**Job**
For this exercise, repeat all of the material verbatim apart from its images.

**Supplied information**
--- Start ---

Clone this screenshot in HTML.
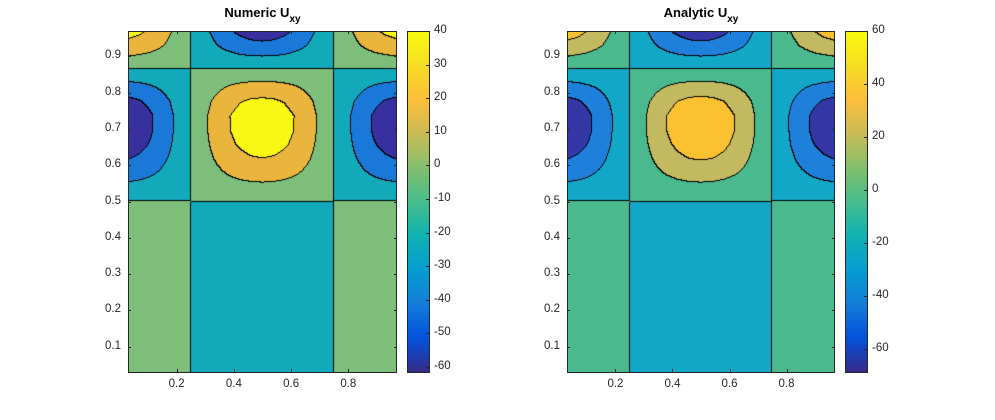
<!DOCTYPE html>
<html><head><meta charset="utf-8">
<style>
body{margin:0;background:#fff;width:995px;height:420px;overflow:hidden;font-family:"Liberation Sans",sans-serif;}
#root{position:relative;width:995px;height:420px;}
canvas{position:absolute;}
.t{position:absolute;font-size:11.5px;color:#262626;white-space:nowrap;}
.title{position:absolute;font-size:13px;font-weight:bold;color:#000;white-space:nowrap;transform:translateX(-50%);}
.title sub{font-size:10px;vertical-align:-5px;}
.box{position:absolute;border:1px solid #262626;box-sizing:border-box;pointer-events:none;}
.tk{position:absolute;background:#262626;}
</style></head><body>
<div id="root"></div>
<script>
// ---- data ----
const xTicks=[0.2,0.4,0.6,0.8];
const yTicks=[0.1,0.2,0.3,0.4,0.5,0.6,0.7,0.8,0.9];
const numericLevels=[-0.72,-0.36,0,0.36,0.75];
const numericColors=["#37309e","#1a78d8","#12a9bb","#7dbe7b","#eab53d","#f9f815"];
const analyticLevels=[-0.72,-0.36,0,0.36,0.72];
const analyticColors=["#3338a6","#1f80dc","#12a7c6","#4bb98e","#c3b961","#fbc130"];
const numericCbTicks=[40,30,20,10,0,-10,-20,-30,-40,-50,-60];
const analyticCbTicks=[60,40,20,0,-20,-40,-60];
const numericRange=[-61.5,40];
const analyticRange=[-68.7,60];
const lowerAmp=[0.15];
const domain=[0.03,0.97];

const parula=[[0,53,42,135],[0.1,4,82,220],[0.2,18,125,216],[0.3,6,156,208],[0.4,16,178,178],[0.5,70,189,140],[0.6,130,191,110],[0.7,200,187,84],[0.8,252,190,60],[0.9,246,220,34],[1,249,251,14]];

const root=document.getElementById('root');
function phase(y){
  if(y<0.72)return (y-0.5)/0.22*Math.PI/2;
  return Math.PI/2+(y-0.72)/0.145*Math.PI/2;
}
function field(x,y){
  if(y>=0.5){return -Math.cos(2*Math.PI*x)*Math.sin(phase(y));}
  return lowerAmp[0]*Math.cos(2*Math.PI*x);
}
const N=25;
function gridVal(x,y){
  const fx=(x-domain[0])/(domain[1]-domain[0])*(N-1), fy=(y-domain[0])/(domain[1]-domain[0])*(N-1);
  const i=Math.min(N-2,Math.floor(fx)), j=Math.min(N-2,Math.floor(fy));
  const tx=fx-i, ty=fy-j;
  const g=(a,b)=>field(domain[0]+a/(N-1)*(domain[1]-domain[0]),domain[0]+b/(N-1)*(domain[1]-domain[0]));
  return (g(i,j)*(1-tx)+g(i+1,j)*tx)*(1-ty)+(g(i,j+1)*(1-tx)+g(i+1,j+1)*tx)*ty;
}
function add(tag,cls,name,css,txt){
  const e=document.createElement(tag);
  if(cls)e.className=cls;
  
  
  Object.assign(e.style,css);
  if(txt!==undefined)e.innerHTML=txt;
  root.appendChild(e);return e;
}
function plot(L,W,title,levels,colors,cbTicks,range,prefix){
  const T=31,H=341;
  const cv=document.createElement('canvas');
  cv.width=W;cv.height=H;cv.style.left=L+'px';cv.style.top=T+'px';
  
  
  root.appendChild(cv);
  const ctx=cv.getContext('2d');const img=ctx.createImageData(W,H);
  const sx=p=>domain[0]+(p+0.5)/W*(domain[1]-domain[0]);
  const sy=p=>domain[1]-(p+0.5)/H*(domain[1]-domain[0]);
  const idx=new Int8Array(W*H);
  for(let py=0;py<H;py++)for(let px=0;px<W;px++){
    const v=gridVal(sx(px),sy(py));let k=0;while(k<levels.length&&v>=levels[k]-1e-9)k++;idx[py*W+px]=k;}
  const rgb=colors.map(c=>[parseInt(c.slice(1,3),16),parseInt(c.slice(3,5),16),parseInt(c.slice(5,7),16)]);
  for(let py=0;py<H;py++)for(let px=0;px<W;px++){
    const k=idx[py*W+px];let c=rgb[k];
    if((px<W-1&&idx[py*W+px+1]!==k)||(py<H-1&&idx[(py+1)*W+px]!==k))c=[0,0,0];
    const o=(py*W+px)*4;img.data[o]=c[0];img.data[o+1]=c[1];img.data[o+2]=c[2];img.data[o+3]=255;}
  ctx.putImageData(img,0,0);
  add('div','box',prefix+'-axes-box',{left:L+'px',top:T+'px',width:W+'px',height:(H+1)+'px'});
  const xp=v=>L+(v-domain[0])/(domain[1]-domain[0])*W;
  const yp=v=>T+(domain[1]-v)/(domain[1]-domain[0])*H;
  xTicks.forEach(v=>{
    add('div','tk',prefix+'-x-tick',{left:xp(v)+'px',top:(T+H-3)+'px',width:'1px',height:'3px'});
    add('div','tk',prefix+'-x-tick-top',{left:xp(v)+'px',top:T+'px',width:'1px',height:'3px'});
    add('div','t',prefix+'-x-tick-label',{left:(xp(v)-8)+'px',top:(T+H+6)+'px'},v.toFixed(1));});
  yTicks.forEach(v=>{
    add('div','tk',prefix+'-y-tick',{left:L+'px',top:yp(v)+'px',width:'3px',height:'1px'});
    add('div','tk',prefix+'-y-tick-right',{left:(L+W-3)+'px',top:yp(v)+'px',width:'3px',height:'1px'});
    add('div','t',prefix+'-y-tick-label',{left:(L-23)+'px',top:(yp(v)-7)+'px'},v.toFixed(1));});
  add('div','title',prefix+'-title',{left:(L+W/2)+'px',top:'5px'},title+' U<sub>xy</sub>');
  // colorbar
  const CL=L+W+10,CW=23;
  const stops=parula.map(s=>`rgb(${s[1]},${s[2]},${s[3]}) ${(100-s[0]*100).toFixed(1)}%`).reverse().join(',');
  add('div','',prefix+'-colorbar',{position:'absolute',left:CL+'px',top:T+'px',width:CW+'px',height:(H+1)+'px',background:`linear-gradient(to bottom,${stops})`,border:'1px solid #262626',boxSizing:'border-box'});
  const cy=v=>T+(range[1]-v)/(range[1]-range[0])*H;
  cbTicks.forEach(v=>{
    add('div','tk',prefix+'-colorbar-tick',{left:(CL+CW-4)+'px',top:cy(v)+'px',width:'3px',height:'1px'});
    add('div','t',prefix+'-colorbar-label',{left:(CL+CW+4)+'px',top:(cy(v)-7)+'px'},String(v));});
}
plot(128,269,'Numeric',numericLevels,numericColors,numericCbTicks,numericRange,'numeric');
plot(567,268,'Analytic',analyticLevels,analyticColors,analyticCbTicks,analyticRange,'analytic');
</script>
</body></html>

--- End ---

**Task result**
Clone this screenshot in HTML.
<!DOCTYPE html>
<html><head><meta charset="utf-8">
<style>
body{margin:0;background:#fff;width:995px;height:420px;overflow:hidden;font-family:"Liberation Sans",sans-serif;}
#root{position:relative;width:995px;height:420px;}
canvas{position:absolute;}
.t{position:absolute;font-size:11.5px;color:#262626;white-space:nowrap;}
.title{position:absolute;font-size:13px;font-weight:bold;color:#000;white-space:nowrap;transform:translateX(-50%);}
.title sub{font-size:10px;vertical-align:-5px;}
.box{position:absolute;border:1px solid #262626;box-sizing:border-box;pointer-events:none;}
.tk{position:absolute;background:#262626;}
</style></head><body>
<div id="root"></div>
<script>
// ---- data ----
const xTicks=[0.2,0.4,0.6,0.8];
const yTicks=[0.1,0.2,0.3,0.4,0.5,0.6,0.7,0.8,0.9];
const numericLevels=[-0.72,-0.36,0,0.36,0.75];
const numericColors=["#37309e","#1a78d8","#12a9bb","#7dbe7b","#eab53d","#f9f815"];
const analyticLevels=[-0.72,-0.36,0,0.36,0.72];
const analyticColors=["#3338a6","#1f80dc","#12a7c6","#4bb98e","#c3b961","#fbc130"];
const numericCbTicks=[40,30,20,10,0,-10,-20,-30,-40,-50,-60];
const analyticCbTicks=[60,40,20,0,-20,-40,-60];
const numericRange=[-61.5,40];
const analyticRange=[-68.7,60];
const lowerAmp=[0.15];
const domain=[0.03,0.97];

const parula=[[0,53,42,135],[0.1,4,82,220],[0.2,18,125,216],[0.3,6,156,208],[0.4,16,178,178],[0.5,70,189,140],[0.6,130,191,110],[0.7,200,187,84],[0.8,252,190,60],[0.9,246,220,34],[1,249,251,14]];

const root=document.getElementById('root');
function phase(y){
  if(y<0.72)return (y-0.5)/0.22*Math.PI/2;
  return Math.PI/2+(y-0.72)/0.145*Math.PI/2;
}
function field(x,y){
  if(y>=0.5){return -Math.cos(2*Math.PI*x)*Math.sin(phase(y));}
  return lowerAmp[0]*Math.cos(2*Math.PI*x);
}
const N=25;
function gridVal(x,y){
  const fx=(x-domain[0])/(domain[1]-domain[0])*(N-1), fy=(y-domain[0])/(domain[1]-domain[0])*(N-1);
  const i=Math.min(N-2,Math.floor(fx)), j=Math.min(N-2,Math.floor(fy));
  const tx=fx-i, ty=fy-j;
  const g=(a,b)=>field(domain[0]+a/(N-1)*(domain[1]-domain[0]),domain[0]+b/(N-1)*(domain[1]-domain[0]));
  return (g(i,j)*(1-tx)+g(i+1,j)*tx)*(1-ty)+(g(i,j+1)*(1-tx)+g(i+1,j+1)*tx)*ty;
}
function add(tag,cls,name,css,txt){
  const e=document.createElement(tag);
  if(cls)e.className=cls;
  
  
  Object.assign(e.style,css);
  if(txt!==undefined)e.innerHTML=txt;
  root.appendChild(e);return e;
}
function plot(L,W,title,levels,colors,cbTicks,range,prefix){
  const T=31,H=341;
  const cv=document.createElement('canvas');
  cv.width=W;cv.height=H;cv.style.left=L+'px';cv.style.top=T+'px';
  
  
  root.appendChild(cv);
  const ctx=cv.getContext('2d');const img=ctx.createImageData(W,H);
  const sx=p=>domain[0]+(p+0.5)/W*(domain[1]-domain[0]);
  const sy=p=>domain[1]-(p+0.5)/H*(domain[1]-domain[0]);
  const idx=new Int8Array(W*H);
  for(let py=0;py<H;py++)for(let px=0;px<W;px++){
    const v=gridVal(sx(px),sy(py));let k=0;while(k<levels.length&&v>=levels[k]-1e-9)k++;idx[py*W+px]=k;}
  const rgb=colors.map(c=>[parseInt(c.slice(1,3),16),parseInt(c.slice(3,5),16),parseInt(c.slice(5,7),16)]);
  for(let py=0;py<H;py++)for(let px=0;px<W;px++){
    const k=idx[py*W+px];let c=rgb[k];
    if((px<W-1&&idx[py*W+px+1]!==k)||(py<H-1&&idx[(py+1)*W+px]!==k))c=[0,0,0];
    const o=(py*W+px)*4;img.data[o]=c[0];img.data[o+1]=c[1];img.data[o+2]=c[2];img.data[o+3]=255;}
  ctx.putImageData(img,0,0);
  add('div','box',prefix+'-axes-box',{left:L+'px',top:T+'px',width:W+'px',height:(H+1)+'px'});
  const xp=v=>L+(v-domain[0])/(domain[1]-domain[0])*W;
  const yp=v=>T+(domain[1]-v)/(domain[1]-domain[0])*H;
  xTicks.forEach(v=>{
    add('div','tk',prefix+'-x-tick',{left:xp(v)+'px',top:(T+H-3)+'px',width:'1px',height:'3px'});
    add('div','tk',prefix+'-x-tick-top',{left:xp(v)+'px',top:T+'px',width:'1px',height:'3px'});
    add('div','t',prefix+'-x-tick-label',{left:(xp(v)-8)+'px',top:(T+H+6)+'px'},v.toFixed(1));});
  yTicks.forEach(v=>{
    add('div','tk',prefix+'-y-tick',{left:L+'px',top:yp(v)+'px',width:'3px',height:'1px'});
    add('div','tk',prefix+'-y-tick-right',{left:(L+W-3)+'px',top:yp(v)+'px',width:'3px',height:'1px'});
    add('div','t',prefix+'-y-tick-label',{left:(L-23)+'px',top:(yp(v)-7)+'px'},v.toFixed(1));});
  add('div','title',prefix+'-title',{left:(L+W/2)+'px',top:'5px'},title+' U<sub>xy</sub>');
  // colorbar
  const CL=L+W+10,CW=23;
  const stops=parula.map(s=>`rgb(${s[1]},${s[2]},${s[3]}) ${(100-s[0]*100).toFixed(1)}%`).reverse().join(',');
  add('div','',prefix+'-colorbar',{position:'absolute',left:CL+'px',top:T+'px',width:CW+'px',height:(H+1)+'px',background:`linear-gradient(to bottom,${stops})`,border:'1px solid #262626',boxSizing:'border-box'});
  const cy=v=>T+(range[1]-v)/(range[1]-range[0])*H;
  cbTicks.forEach(v=>{
    add('div','tk',prefix+'-colorbar-tick',{left:(CL+CW-4)+'px',top:cy(v)+'px',width:'3px',height:'1px'});
    add('div','t',prefix+'-colorbar-label',{left:(CL+CW+4)+'px',top:(cy(v)-7)+'px'},String(v));});
}
plot(128,269,'Numeric',numericLevels,numericColors,numericCbTicks,numericRange,'numeric');
plot(567,268,'Analytic',analyticLevels,analyticColors,analyticCbTicks,analyticRange,'analytic');
</script>
</body></html>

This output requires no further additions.